# Dumping turtles (red eared sliders) in Lake Merritt kills reptiles, trashes waterway



## Cowboy_Ken (Jul 14, 2017)

Dumping turtles (red eared sliders) in Lake Merritt kills reptiles, trashes waterway

by Kimberly Veklerov, 7/12/17, San Francisco Chronicle

A popular breed of invasive turtles dumped in Lake Merritt and its tributaries are dying in the brackish water and adding to the growing problem of waste in Oakland’s waterways.

Despite signage warning that the water is a “slow death,” not a glorious turtle retirement kingdom some pet owners seem to think it is, volunteer cleaning crews regularly fish out decomposing red-eared sliders amid heaps of litter.

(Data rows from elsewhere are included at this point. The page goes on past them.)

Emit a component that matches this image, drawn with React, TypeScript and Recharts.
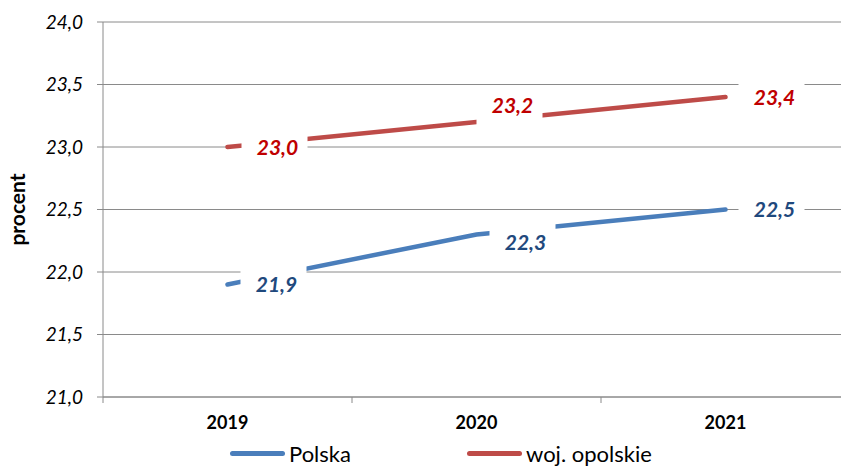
import React from 'react';
import { LineChart, Line, XAxis, YAxis, CartesianGrid, LabelList, Label } from 'recharts';

const years = ['2019', '2020', '2021'];
const polska = [21.9, 22.3, 22.5];
const opolskie = [23.0, 23.2, 23.4];
const yTicks = [21, 21.5, 22, 22.5, 23, 23.5, 24];

const data = years.map((year, i) => ({ year, polska: polska[i], opolskie: opolskie[i] }));

// label placement tweaks (Excel-style manual positions)
const polskaLabelPos = [{ dx: 49, dy: 0 }, { dx: 49, dy: 8 }, { dx: 49, dy: 0 }];
const opolskieLabelPos = [{ dx: 50, dy: 0 }, { dx: 36, dy: -17 }, { dx: 49, dy: 0 }];

const CHART_W = 850;
const CHART_H = 468;
const AXIS_W = 103;
const BAND = (CHART_W - AXIS_W) / years.length;
const FONT = 'Lato, "Open Sans", sans-serif';
const GRID = '#8a8a8a';

const fmt = (v: number) => v.toFixed(1).replace('.', ',');

const makeLabel = (color: string, pos: { dx: number; dy: number }[]) => (props: any) => {
  const { x, y, value, index } = props;
  const p = pos[index] || { dx: 49, dy: 0 };
  const cx = x + p.dx;
  const cy = y + p.dy;
  return (
    <g>
      <rect x={cx - 36} y={cy - 20} width={66} height={40} fill="#fff" />
      <text x={cx} y={cy} dy="0.36em" textAnchor="middle" fill={color}
        style={{ fontFamily: FONT, fontSize: 21, fontWeight: 'bold', fontStyle: 'italic' }}>
        {fmt(value)}
      </text>
    </g>
  );
};

const YearTick = (props: any) => {
  const { x, y, payload, index } = props;
  return (
    <g>
      {index === 0 && <line x1={x - BAND / 2} x2={x - BAND / 2} y1={y - 8} y2={y - 2} stroke={GRID} />}
      <line x1={x + BAND / 2} x2={x + BAND / 2} y1={y - 8} y2={y - 2} stroke={GRID} />
      <text x={x} y={y + 18} dy="0.36em" textAnchor="middle" fill="#000"
        style={{ fontFamily: FONT, fontSize: 18, fontWeight: 'bold' }}>
        {payload.value}
      </text>
    </g>
  );
};

const ValueTick = (props: any) => {
  const { x, y, payload } = props;
  return (
    <text x={x} y={y} dy="0.36em" textAnchor="end" fill="#000"
      style={{ fontFamily: FONT, fontSize: 19, fontStyle: 'italic' }}>
      {fmt(payload.value)}
    </text>
  );
};

export default function App() {
  return (
    <div style={{ position: 'fixed', left: 0, top: 0, width: 841, height: 468, overflow: 'hidden', background: '#fff' }}>
      <LineChart width={CHART_W} height={CHART_H} data={data}
        margin={{ top: 22, right: 0, bottom: 0, left: 0 }}>
        <CartesianGrid vertical={false} stroke={GRID} />
        <XAxis dataKey="year" scale="band" height={71} tickLine={false}
          axisLine={{ stroke: GRID }} tick={<YearTick />} interval={0} />
        <YAxis domain={[21, 24]} ticks={yTicks} width={AXIS_W}
          axisLine={{ stroke: GRID }} tickLine={{ stroke: GRID }} tickSize={6} tickMargin={14}
          tick={<ValueTick />} interval={0}>
          <Label value="procent" angle={-90} position="insideLeft" offset={18}
            style={{ textAnchor: 'middle', fontFamily: FONT, fontSize: 21, fontWeight: 'bold', fill: '#000' }} />
        </YAxis>
        <Line dataKey="polska" name="Polska" stroke="#4A7EBB" strokeWidth={4.5} strokeLinecap="round"
          dot={false} activeDot={false} isAnimationActive={false}>
          <LabelList dataKey="polska" content={makeLabel('#1F497D', polskaLabelPos)} />
        </Line>
        <Line dataKey="opolskie" name="woj. opolskie" stroke="#BE4B48" strokeWidth={4.5} strokeLinecap="round"
          dot={false} activeDot={false} isAnimationActive={false}>
          <LabelList dataKey="opolskie" content={makeLabel('#C00000', opolskieLabelPos)} />
        </Line>
      </LineChart>
      {[
        { name: 'Polska', color: '#4A7EBB', left: 230 },
        { name: 'woj. opolskie', color: '#BE4B48', left: 467 },
      ].map((item) => (
        <div key={item.name} style={{ position: 'absolute', left: item.left, top: 440, height: 26,
          display: 'flex', alignItems: 'center', fontFamily: FONT, fontSize: 22, color: '#000', whiteSpace: 'nowrap' }}>
          <span style={{ display: 'inline-block', width: 55, height: 5, borderRadius: 3, background: item.color, marginRight: 4 }} />
          {item.name}
        </div>
      ))}
    </div>
  );
}
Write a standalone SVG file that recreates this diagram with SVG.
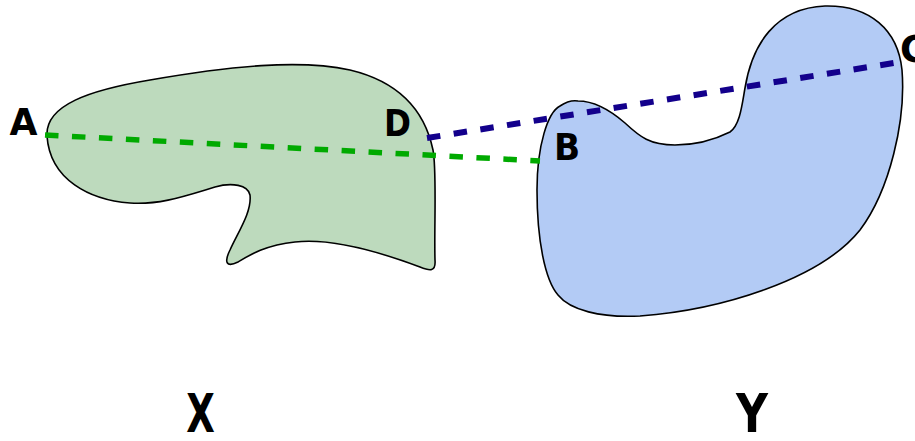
<svg xmlns="http://www.w3.org/2000/svg" width="915" height="441" viewBox="0 0 915 441">
<style>
.shape{stroke:#000;stroke-width:1.6;stroke-linejoin:round}
.lbl{font-family:"DejaVu Sans","Liberation Sans",sans-serif;font-weight:bold;fill:#000}
.dash{fill:none;stroke-dasharray:13.5 13.5}
</style>
<rect width="915" height="441" fill="#fff"/>
<g id="X">
<path class="shape" fill="#bddabd" d="M 47,136 C 45,105 90,90 150,80 C 230,66 300,59 350,70 C 400,82 425,112 433,150 C 437,170 434,230 435,260 C 436,272 430,271 420,267 C 380,252 330,238 295,242 C 265,245 248,256 238,262 C 226,268 224,262 230,250 C 238,232 252,212 250,195 C 248,185 232,182 215,187 C 185,196 160,205 130,203 C 90,200 50,180 47,136 Z"/>
<text class="lbl" x="186.3" y="432" font-size="53" textLength="28.6" lengthAdjust="spacingAndGlyphs">X</text>
</g>
<g id="Y">
<path class="shape" fill="#b3cbf5" d="M 578,101 C 595,101 610,110 625,123 C 640,137 650,145 675,145 C 700,145 720,137 730,132 C 740,125 742,105 745,88 C 752,45 775,8 825,6 C 870,5 898,30 902,70 C 906,120 890,190 860,230 C 820,280 720,310 640,316 C 600,318 570,310 558,295 C 545,280 537,240 537,190 C 537,145 548,112 560,106 C 566,102 572,100 578,101 Z"/>
<text class="lbl" x="736" y="432" font-size="53" textLength="32" lengthAdjust="spacingAndGlyphs">Y</text>
</g>
<g id="connectors">
<line class="dash" x1="45" y1="135" x2="540" y2="161" stroke="#00aa00" stroke-width="5.5"/>
<line class="dash" x1="427" y1="138" x2="900" y2="62" stroke="#13008c" stroke-width="6"/>
</g>
<g id="A"><text class="lbl" x="9.5" y="135" font-size="37" textLength="28" lengthAdjust="spacingAndGlyphs">A</text></g>
<g id="D"><text class="lbl" x="384" y="136" font-size="37" textLength="27" lengthAdjust="spacingAndGlyphs">D</text></g>
<g id="B"><text class="lbl" x="554" y="160" font-size="37" textLength="26.2" lengthAdjust="spacingAndGlyphs">B</text></g>
<g id="C"><text class="lbl" x="900" y="62" font-size="37">C</text></g>
</svg>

James Robinson, executive director of the Lake Merritt Institute, a nonprofit that removes trash from the water, said the releasing of turtles is an ongoing problem. People who buy them at pet stores don’t seem to realize they can live upward of 50 years, he said.

“At some point, your kids grow up and don’t take care of Timmy the Turtle anymore,” Robinson said. “People just outgrow them and then they’re like, ‘Be free, turtle, go be home.’ And they throw it into the equivalent of a lake of acid.”

The red-eared slider needs fresh water to survive. In Lake Merritt, a tidal slough where salt water from the bay meets freshwater from creeks and storm drains, the turtles undergo an osmotic process that leads to dehydration or complete organ failure, Robinson said.

A few might survive, but they become weakened by the saline water, he said.


----------



## ValerieAnn (Jul 16, 2017)

sad, sad, sad but true


----------